## begin

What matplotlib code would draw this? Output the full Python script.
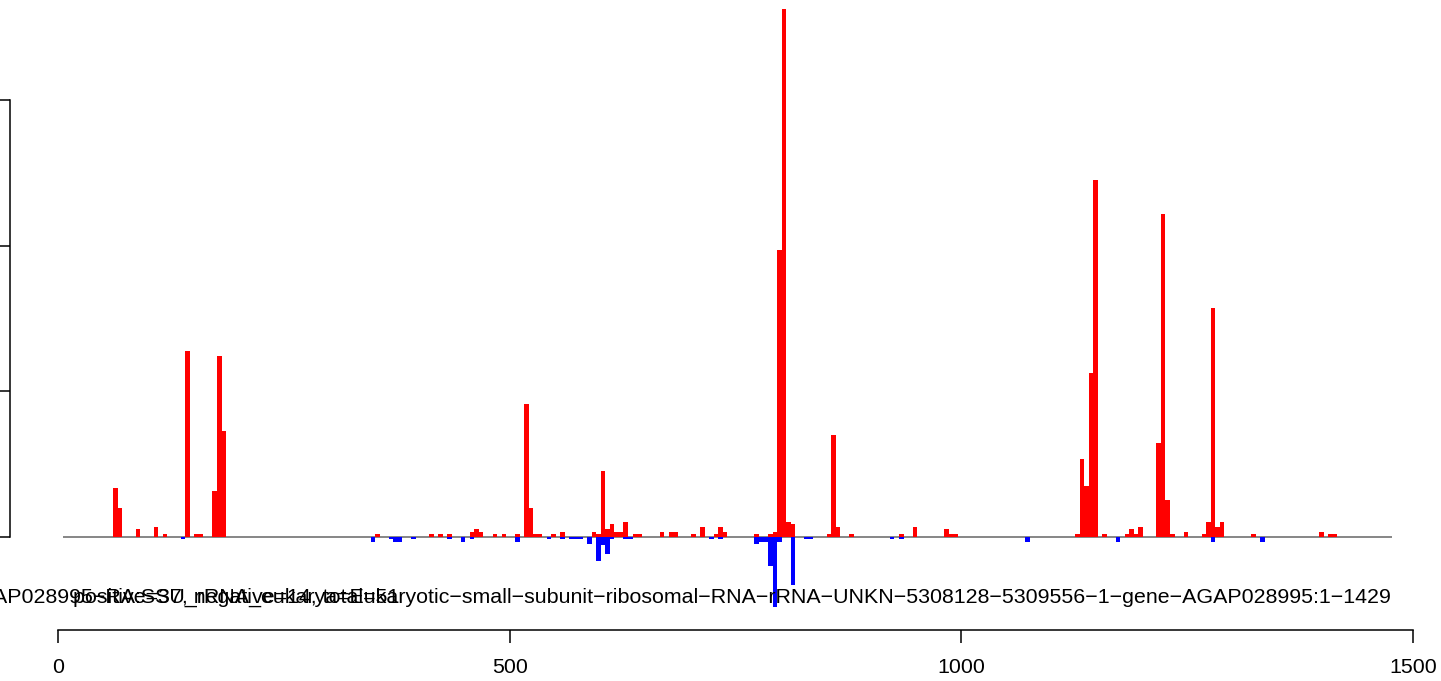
import matplotlib
matplotlib.use("Agg")
import matplotlib.pyplot as plt

plt.rcParams["font.family"] = ["Liberation Sans", "DejaVu Sans"]

# ---------------------------------------------------------------
# coverage per 5-nt bin (bin start, 1-based), plus and minus strand
# ---------------------------------------------------------------
pos_start = [61, 66, 86, 106, 116, 141, 151, 156, 171, 176, 181,
             351, 411, 421, 431, 456, 461, 466, 481, 491, 506,
             516, 521, 526, 531, 546, 556, 591, 596, 601, 606, 611,
             616, 621, 626, 636, 641, 666, 676, 681,
             701, 711, 726, 731, 736, 771, 786, 791, 796, 801, 806, 811,
             851, 856, 861, 876, 931, 946, 981, 986, 991,
             1126, 1131, 1136, 1141, 1146, 1156, 1181, 1186, 1191, 1196,
             1216, 1221, 1226, 1231, 1246, 1266, 1271, 1276, 1281, 1286,
             1321, 1396, 1406, 1411]
pos_cov = [3.34, 1.97, 0.53, 0.67, 0.19, 12.75, 0.19, 0.19, 3.14, 12.41, 7.26,
           0.19, 0.19, 0.19, 0.19, 0.32, 0.53, 0.32, 0.19, 0.19, 0.19,
           9.11, 1.97, 0.19, 0.19, 0.19, 0.32, 0.32, 0.19, 4.51, 0.53, 0.87,
           0.32, 0.32, 1.0, 0.19, 0.19, 0.32, 0.32, 0.32,
           0.19, 0.67, 0.19, 0.67, 0.32, 0.19, 0.19, 0.32, 19.69, 36.24, 1.0, 0.87,
           0.19, 6.98, 0.67, 0.19, 0.19, 0.67, 0.53, 0.19, 0.19,
           0.19, 5.34, 3.48, 11.24, 24.5, 0.19, 0.19, 0.53, 0.19, 0.67,
           6.44, 22.16, 2.52, 0.19, 0.32, 0.19, 1.0, 15.71, 0.67, 1.0,
           0.19, 0.32, 0.19, 0.19]

neg_start = [136, 346, 366, 371, 376, 391, 431, 446, 456, 506, 541,
             556, 566, 571, 576, 586, 596, 601, 606, 611, 626, 631,
             721, 731, 771, 776, 781, 786, 791, 796, 811, 826, 831,
             921, 931, 1071, 1171, 1276, 1331]
neg_cov = [-0.16, -0.36, -0.16, -0.36, -0.36, -0.16, -0.16, -0.36, -0.16, -0.36, -0.16,
           -0.16, -0.16, -0.16, -0.16, -0.5, -1.67, -0.57, -1.19, -0.16, -0.16, -0.16,
           -0.16, -0.16, -0.5, -0.36, -0.36, -2.0, -4.85, -0.36, -3.35, -0.16, -0.16,
           -0.16, -0.16, -0.36, -0.36, -0.36, -0.36]

bin_size = 5
y_ticks = [0, 10, 20, 30]
x_ticks = [0, 500, 1000, 1500]

gene_label = ("AGAP028995\u2212RA:SSU_rRNA_eukarya=Eukaryotic\u2212small\u2212subunit\u2212"
              "ribosomal\u2212RNA\u2212rRNA\u2212UNKN\u22125308128\u22125309556\u22121"
              "\u2212gene\u2212AGAP028995:1\u22121429")
count_label = "positive=37, negative=14, total=51"

# ---------------------------------------------------------------
# layout (pixels of a 1441 x 681 canvas)
# ---------------------------------------------------------------
W, H = 1441, 681
X0, SX = 58, 1355 / 1500       # px of position 0, px per nt
Y0, SY = 536.7, 14.56          # px of zero line, px per unit
FS = 15.4

fig = plt.figure(figsize=(W / 100, H / 100), dpi=100)
fig.patch.set_facecolor("white")

ax = fig.add_axes([0, 0, 1, 1])
ax.set_xlim(-X0 / SX, (W - X0) / SX)
ax.set_ylim(-(H - Y0) / SY, Y0 / SY)
ax.axis("off")

ax.hlines(0, 5.5, 1477, color="#666666", linewidth=1.1, zorder=1)
ax.bar(neg_start, neg_cov, width=bin_size, align="edge",
       color="#0000FF", linewidth=0, antialiased=False, zorder=2)
ax.bar(pos_start, pos_cov, width=bin_size, align="edge",
       color="#FF0000", linewidth=0, antialiased=False, zorder=3)

# left axis (labels fall outside the canvas)
axl = fig.add_axes([10 / W, (H - Y0) / H, 0.0005, 30 * SY / H])
axl.set_ylim(0, 30)
axl.set_yticks(y_ticks)
axl.set_xticks([])
axl.patch.set_alpha(0)
for s in ["right", "top", "bottom"]:
    axl.spines[s].set_visible(False)
axl.spines["left"].set_linewidth(1.1)
axl.tick_params(axis="y", direction="out", length=10, width=1.1, labelleft=False)

# bottom position axis
axb = fig.add_axes([X0 / W, (H - 630) / H, 1355 / W, 0.0005])
axb.set_xlim(0, 1500)
axb.set_xticks(x_ticks)
axb.set_yticks([])
axb.patch.set_alpha(0)
for s in ["left", "right", "top"]:
    axb.spines[s].set_visible(False)
axb.spines["bottom"].set_linewidth(1.1)
axb.tick_params(axis="x", direction="out", length=9.5, width=1.1,
                pad=11, labelsize=FS)

# titles under the bars, overlapping as in the original
fig.text(1392 / W, 1 - 603 / H, gene_label, ha="right", va="baseline",
         fontsize=FS, color="black")
fig.text(73 / W, 1 - 603 / H, count_label, ha="left", va="baseline",
         fontsize=FS, color="black")

fig.savefig("out.png", dpi=100, facecolor="white")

## end

WHAT YOU SHOULD DO:
Omit any images, then output the listing exactly.

RESPONSE:
What matplotlib code would draw this? Output the full Python script.
import matplotlib
matplotlib.use("Agg")
import matplotlib.pyplot as plt

plt.rcParams["font.family"] = ["Liberation Sans", "DejaVu Sans"]

# ---------------------------------------------------------------
# coverage per 5-nt bin (bin start, 1-based), plus and minus strand
# ---------------------------------------------------------------
pos_start = [61, 66, 86, 106, 116, 141, 151, 156, 171, 176, 181,
             351, 411, 421, 431, 456, 461, 466, 481, 491, 506,
             516, 521, 526, 531, 546, 556, 591, 596, 601, 606, 611,
             616, 621, 626, 636, 641, 666, 676, 681,
             701, 711, 726, 731, 736, 771, 786, 791, 796, 801, 806, 811,
             851, 856, 861, 876, 931, 946, 981, 986, 991,
             1126, 1131, 1136, 1141, 1146, 1156, 1181, 1186, 1191, 1196,
             1216, 1221, 1226, 1231, 1246, 1266, 1271, 1276, 1281, 1286,
             1321, 1396, 1406, 1411]
pos_cov = [3.34, 1.97, 0.53, 0.67, 0.19, 12.75, 0.19, 0.19, 3.14, 12.41, 7.26,
           0.19, 0.19, 0.19, 0.19, 0.32, 0.53, 0.32, 0.19, 0.19, 0.19,
           9.11, 1.97, 0.19, 0.19, 0.19, 0.32, 0.32, 0.19, 4.51, 0.53, 0.87,
           0.32, 0.32, 1.0, 0.19, 0.19, 0.32, 0.32, 0.32,
           0.19, 0.67, 0.19, 0.67, 0.32, 0.19, 0.19, 0.32, 19.69, 36.24, 1.0, 0.87,
           0.19, 6.98, 0.67, 0.19, 0.19, 0.67, 0.53, 0.19, 0.19,
           0.19, 5.34, 3.48, 11.24, 24.5, 0.19, 0.19, 0.53, 0.19, 0.67,
           6.44, 22.16, 2.52, 0.19, 0.32, 0.19, 1.0, 15.71, 0.67, 1.0,
           0.19, 0.32, 0.19, 0.19]

neg_start = [136, 346, 366, 371, 376, 391, 431, 446, 456, 506, 541,
             556, 566, 571, 576, 586, 596, 601, 606, 611, 626, 631,
             721, 731, 771, 776, 781, 786, 791, 796, 811, 826, 831,
             921, 931, 1071, 1171, 1276, 1331]
neg_cov = [-0.16, -0.36, -0.16, -0.36, -0.36, -0.16, -0.16, -0.36, -0.16, -0.36, -0.16,
           -0.16, -0.16, -0.16, -0.16, -0.5, -1.67, -0.57, -1.19, -0.16, -0.16, -0.16,
           -0.16, -0.16, -0.5, -0.36, -0.36, -2.0, -4.85, -0.36, -3.35, -0.16, -0.16,
           -0.16, -0.16, -0.36, -0.36, -0.36, -0.36]

bin_size = 5
y_ticks = [0, 10, 20, 30]
x_ticks = [0, 500, 1000, 1500]

gene_label = ("AGAP028995\u2212RA:SSU_rRNA_eukarya=Eukaryotic\u2212small\u2212subunit\u2212"
              "ribosomal\u2212RNA\u2212rRNA\u2212UNKN\u22125308128\u22125309556\u22121"
              "\u2212gene\u2212AGAP028995:1\u22121429")
count_label = "positive=37, negative=14, total=51"

# ---------------------------------------------------------------
# layout (pixels of a 1441 x 681 canvas)
# ---------------------------------------------------------------
W, H = 1441, 681
X0, SX = 58, 1355 / 1500       # px of position 0, px per nt
Y0, SY = 536.7, 14.56          # px of zero line, px per unit
FS = 15.4

fig = plt.figure(figsize=(W / 100, H / 100), dpi=100)
fig.patch.set_facecolor("white")

ax = fig.add_axes([0, 0, 1, 1])
ax.set_xlim(-X0 / SX, (W - X0) / SX)
ax.set_ylim(-(H - Y0) / SY, Y0 / SY)
ax.axis("off")

ax.hlines(0, 5.5, 1477, color="#666666", linewidth=1.1, zorder=1)
ax.bar(neg_start, neg_cov, width=bin_size, align="edge",
       color="#0000FF", linewidth=0, antialiased=False, zorder=2)
ax.bar(pos_start, pos_cov, width=bin_size, align="edge",
       color="#FF0000", linewidth=0, antialiased=False, zorder=3)

# left axis (labels fall outside the canvas)
axl = fig.add_axes([10 / W, (H - Y0) / H, 0.0005, 30 * SY / H])
axl.set_ylim(0, 30)
axl.set_yticks(y_ticks)
axl.set_xticks([])
axl.patch.set_alpha(0)
for s in ["right", "top", "bottom"]:
    axl.spines[s].set_visible(False)
axl.spines["left"].set_linewidth(1.1)
axl.tick_params(axis="y", direction="out", length=10, width=1.1, labelleft=False)

# bottom position axis
axb = fig.add_axes([X0 / W, (H - 630) / H, 1355 / W, 0.0005])
axb.set_xlim(0, 1500)
axb.set_xticks(x_ticks)
axb.set_yticks([])
axb.patch.set_alpha(0)
for s in ["left", "right", "top"]:
    axb.spines[s].set_visible(False)
axb.spines["bottom"].set_linewidth(1.1)
axb.tick_params(axis="x", direction="out", length=9.5, width=1.1,
                pad=11, labelsize=FS)

# titles under the bars, overlapping as in the original
fig.text(1392 / W, 1 - 603 / H, gene_label, ha="right", va="baseline",
         fontsize=FS, color="black")
fig.text(73 / W, 1 - 603 / H, count_label, ha="left", va="baseline",
         fontsize=FS, color="black")

fig.savefig("out.png", dpi=100, facecolor="white")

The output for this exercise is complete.